Objective: Atrial Fibrillation (AF) is one of the important public health problems with elevated comorbidity, advanced mortality risk, and increasing healthcare costs. In this study, the objective is to explore and resolve the imbalanced class problem for the prediction of AF in obese individuals and to compare the predictive results of balanced and imbalanced datasets by several data mining approaches.
Materials and Methods: The retrospective study contained 362 successive obese individuals undergoing Coronary Artery Bypass Grafting (CABG) operation at the cardiovascular surgery clinic. AF developed postoperatively (AF Group) in 42 of the patients, whereas AF did not develop (non-AF Group) in 320 individuals. The Synthetic Minority Over-sampling Technique (SMOTE) was performed to balance the distribution of the target variable (AF/non-AF groups). The LogitBoost and GLMBoost ensemble approaches were constructed with 10-fold cross validation.

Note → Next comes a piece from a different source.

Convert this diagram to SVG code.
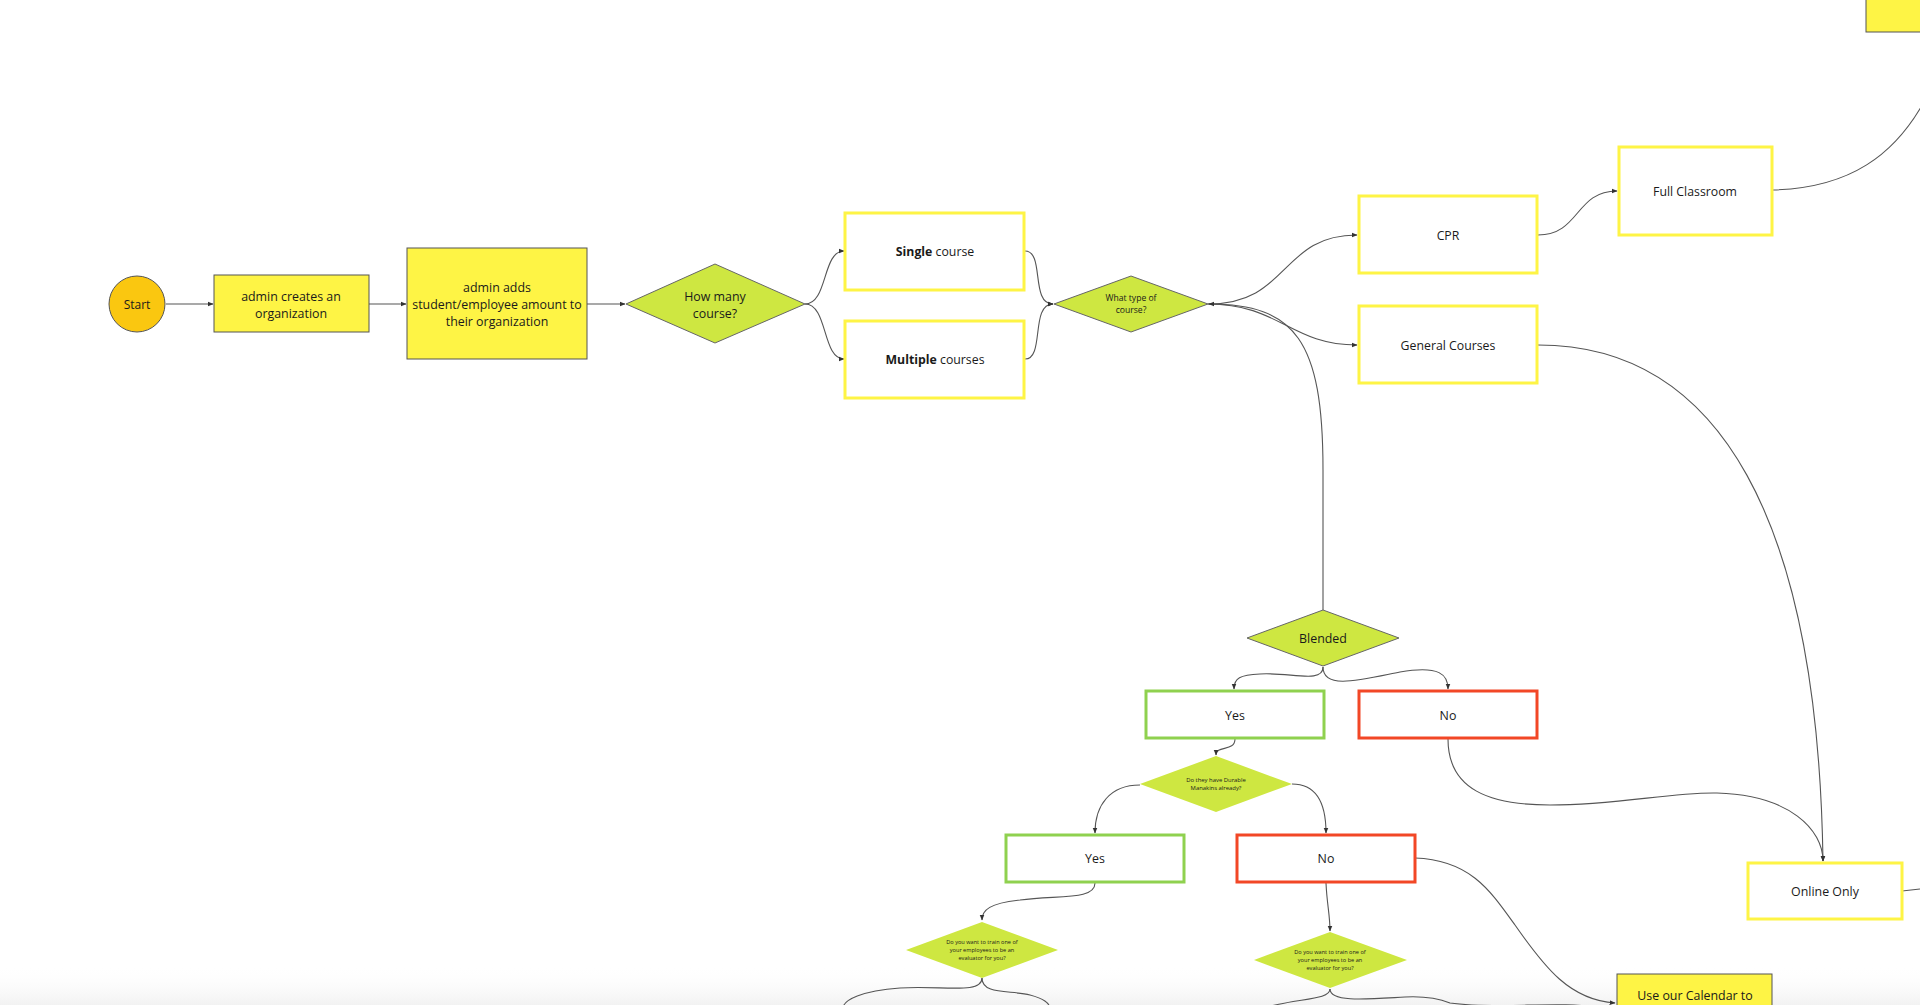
<svg xmlns="http://www.w3.org/2000/svg" width="1920" height="1005" viewBox="0 0 1920 1005">
<style>
text{font-family:"Open Sans","Noto Sans","Liberation Sans",sans-serif;fill:#1a1a1a;text-anchor:middle;dominant-baseline:central}
.t14{font-size:12.4px}
.t13{font-size:12.3px}
.t9{font-size:8.6px}
.t7{font-size:5.9px}
.t6{font-size:5.6px}
.yel{fill:#FEF445;stroke:#555;stroke-width:1}
.ybox{fill:#fff;stroke:#FEF445;stroke-width:3}
.gbox{fill:#fff;stroke:#8FD14F;stroke-width:3}
.rbox{fill:#fff;stroke:#F24726;stroke-width:3}
.lime{fill:#CEE741;stroke:#666;stroke-width:1}
.lime0{fill:#CEE741;stroke:none}
.c{fill:none;stroke:#555;stroke-width:1.1}
.ca{fill:none;stroke:#555;stroke-width:1.1;marker-end:url(#ah)}
</style>
<defs>
<marker id="ah" viewBox="0 0 10 10" refX="9" refY="5" markerWidth="6" markerHeight="6" markerUnits="userSpaceOnUse" orient="auto">
<path d="M0,1 L10,5 L0,9 z" fill="#333"/>
</marker>
<linearGradient id="fade" x1="0" y1="0" x2="0" y2="1">
<stop offset="0" stop-color="#ffffff" stop-opacity="0"/>
<stop offset="1" stop-color="#f2f2f2" stop-opacity="1"/>
</linearGradient>
</defs>
<rect x="0" y="0" width="1920" height="1005" fill="#fff"/>
<rect x="0" y="965" width="1920" height="40" fill="url(#fade)"/>

<g id="connectors">
<path class="ca" d="M166,304 L213,304"/>
<path class="ca" d="M369,304 L406,304"/>
<path class="ca" d="M587,304 L625,304"/>
<path class="ca" d="M805,304 C828,304 822,251 844,251"/>
<path class="ca" d="M805,304 C828,304 822,359 844,359"/>
<path class="ca" d="M1025,251 C1045,251 1030,304 1053,304"/>
<path class="ca" d="M1025,359 C1045,359 1030,304 1053,304"/>
<path class="ca" d="M1208,304 C1290,304 1280,235 1357,235"/>
<path class="ca" d="M1208,304 C1280,304 1290,345 1357,345"/>
<path class="ca" d="M1323,610 L1323,470 C1323,340 1295,304 1209,304"/>
<path class="ca" d="M1538,235 C1580,235 1575,191 1617,191"/>
<path class="c" d="M1773,190 C1850,188 1895,155 1925,100"/>
<path class="ca" d="M1538,345 C1720,345 1818,520 1823,861"/>
<path class="ca" d="M1323,667 C1323,684 1290,672 1260,674 C1240,675 1234,678 1234,689"/>
<path class="ca" d="M1323,667 C1323,690 1360,680 1400,672 C1440,665 1448,675 1448,689"/>
<path class="ca" d="M1448,739 C1448,790 1490,805 1550,805 C1620,805 1670,792 1717,793 C1790,795 1823,830 1823,861"/>
<path class="ca" d="M1235,739 C1235,752 1216,745 1216,755"/>
<path class="ca" d="M1140,785 C1110,785 1095,805 1095,833"/>
<path class="ca" d="M1292,784 C1315,784 1326,800 1326,833"/>
<path class="ca" d="M1095,883 C1095,900 1060,895 1020,900 C990,903 982,910 982,920"/>
<path class="ca" d="M1326,883 C1327,905 1330,915 1330,931"/>
<path class="ca" d="M1415,858 C1470,860 1490,890 1515,925 C1545,968 1570,1000 1615,1003"/>
<path class="c" d="M1902,891 L1920,889"/>
<path class="c" d="M982,978 C982,995 940,985 900,988 C860,991 845,1000 843,1007"/>
<path class="c" d="M982,978 C982,995 1010,990 1030,995 C1045,999 1048,1003 1050,1007"/>
<path class="c" d="M1330,989 C1330,1000 1300,998 1267,1007"/>
<path class="c" d="M1330,989 C1330,1003 1370,999 1405,997 C1425,996 1440,999 1450,1003 C1500,1010 1560,1000 1600,1008"/>
</g>

<g id="n-start"><circle cx="137" cy="304" r="28" fill="#FAC710" stroke="#555" stroke-width="1"/><text x="137" y="304" font-size="12">Start</text></g>
<g id="n-create"><rect class="yel" x="214" y="275" width="155" height="57"/><text class="t14" x="291" y="296">admin creates an</text><text class="t14" x="291" y="313">organization</text></g>
<g id="n-adds"><rect class="yel" x="407" y="248" width="180" height="111"/><text class="t14" x="497" y="287">admin adds</text><text class="t14" x="497" y="304">student/employee amount to</text><text class="t14" x="497" y="321">their organization</text></g>
<g id="n-howmany"><polygon class="lime" points="626,304 715,264 805,304 715,343"/><text class="t14" x="715" y="296">How many</text><text class="t14" x="715" y="313">course?</text></g>
<g id="n-single"><rect class="ybox" x="845" y="213" width="179" height="77"/><text class="t13" x="935" y="251"><tspan font-weight="bold">Single</tspan> course</text></g>
<g id="n-multiple"><rect class="ybox" x="845" y="321" width="179" height="77"/><text class="t13" x="935" y="359"><tspan font-weight="bold">Multiple</tspan> courses</text></g>
<g id="n-whattype"><polygon class="lime" points="1054,304 1131,276 1208,304 1131,332"/><text class="t9" x="1131" y="298">What type of</text><text class="t9" x="1131" y="310">course?</text></g>
<g id="n-cpr"><rect class="ybox" x="1359" y="196" width="178" height="77"/><text class="t13" x="1448" y="235">CPR</text></g>
<g id="n-general"><rect class="ybox" x="1359" y="306" width="178" height="77"/><text class="t13" x="1448" y="345">General Courses</text></g>
<g id="n-full"><rect class="ybox" x="1619" y="147" width="153" height="88"/><text class="t13" x="1695" y="191">Full Classroom</text></g>
<g id="n-topright"><rect class="yel" x="1866" y="-20" width="70" height="52"/></g>
<g id="n-blended"><polygon class="lime" points="1247,638 1323,610 1399,638 1323,666"/><text class="t14" x="1323" y="638">Blended</text></g>
<g id="n-yes1"><rect class="gbox" x="1146" y="691" width="178" height="47"/><text class="t14" x="1235" y="715">Yes</text></g>
<g id="n-no1"><rect class="rbox" x="1359" y="691" width="178" height="47"/><text class="t14" x="1448" y="715">No</text></g>
<g id="n-durable"><polygon class="lime0" points="1140,784 1216,756 1292,784 1216,812"/><text class="t7" x="1216" y="780">Do they have Durable</text><text class="t7" x="1216" y="788">Manakins already?</text></g>
<g id="n-yes2"><rect class="gbox" x="1006" y="835" width="178" height="47"/><text class="t14" x="1095" y="858">Yes</text></g>
<g id="n-no2"><rect class="rbox" x="1237" y="835" width="178" height="47"/><text class="t14" x="1326" y="858">No</text></g>
<g id="n-eval1"><polygon class="lime0" points="906,950 982,922 1058,950 982,978"/><text class="t6" x="982" y="942">Do you want to train one of</text><text class="t6" x="982" y="950">your employees to be an</text><text class="t6" x="982" y="958">evaluator for you?</text></g>
<g id="n-eval2"><polygon class="lime0" points="1254,960 1330,932 1407,960 1330,988"/><text class="t6" x="1330" y="952">Do you want to train one of</text><text class="t6" x="1330" y="960">your employees to be an</text><text class="t6" x="1330" y="968">evaluator for you?</text></g>
<g id="n-online"><rect class="ybox" x="1748" y="863" width="154" height="56"/><text class="t14" x="1825" y="891">Online Only</text></g>
<g id="n-calendar"><rect class="yel" x="1617" y="974" width="155" height="60"/><text class="t14" x="1695" y="995">Use our Calendar to</text></g>
</svg>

Results: After applying SMOTE algorithm, the number of subjects in AF and non-AF was almost balanced (336 in AF and 320 in non-AF groups). The values of accuracy were 0.8812 (0.8433-0.9127) for GLMBoost and 0.9144 (0.8806-0.9411) for LogitBoost on the imbalanced dataset, and 0.8247 (0.7934-0.853) for GLMBoost and 0.9695 (0.9533-0.9813) for LogitBoost on the balanced dataset by SMOTE. The values of the area under the receiver operating curve for GLMBoost and LogitBoost were 0.5088 (0.485-0.5325) and 0.6827 (0.608-0.7573) on imbalanced dataset, and were 0.8259 (0.7971-0.8546) and 0.9696 (0.9564-0.9827) on balanced dataset, respectively.
Conclusions: The predicted results indicated that LogitBoost on the balanced dataset by SMOTE had the highest and most accurate values of performance metrics. Hence, SMOTE and other oversampling approaches may be beneficial to overcome class imbalance issues emerging in biomedical studies.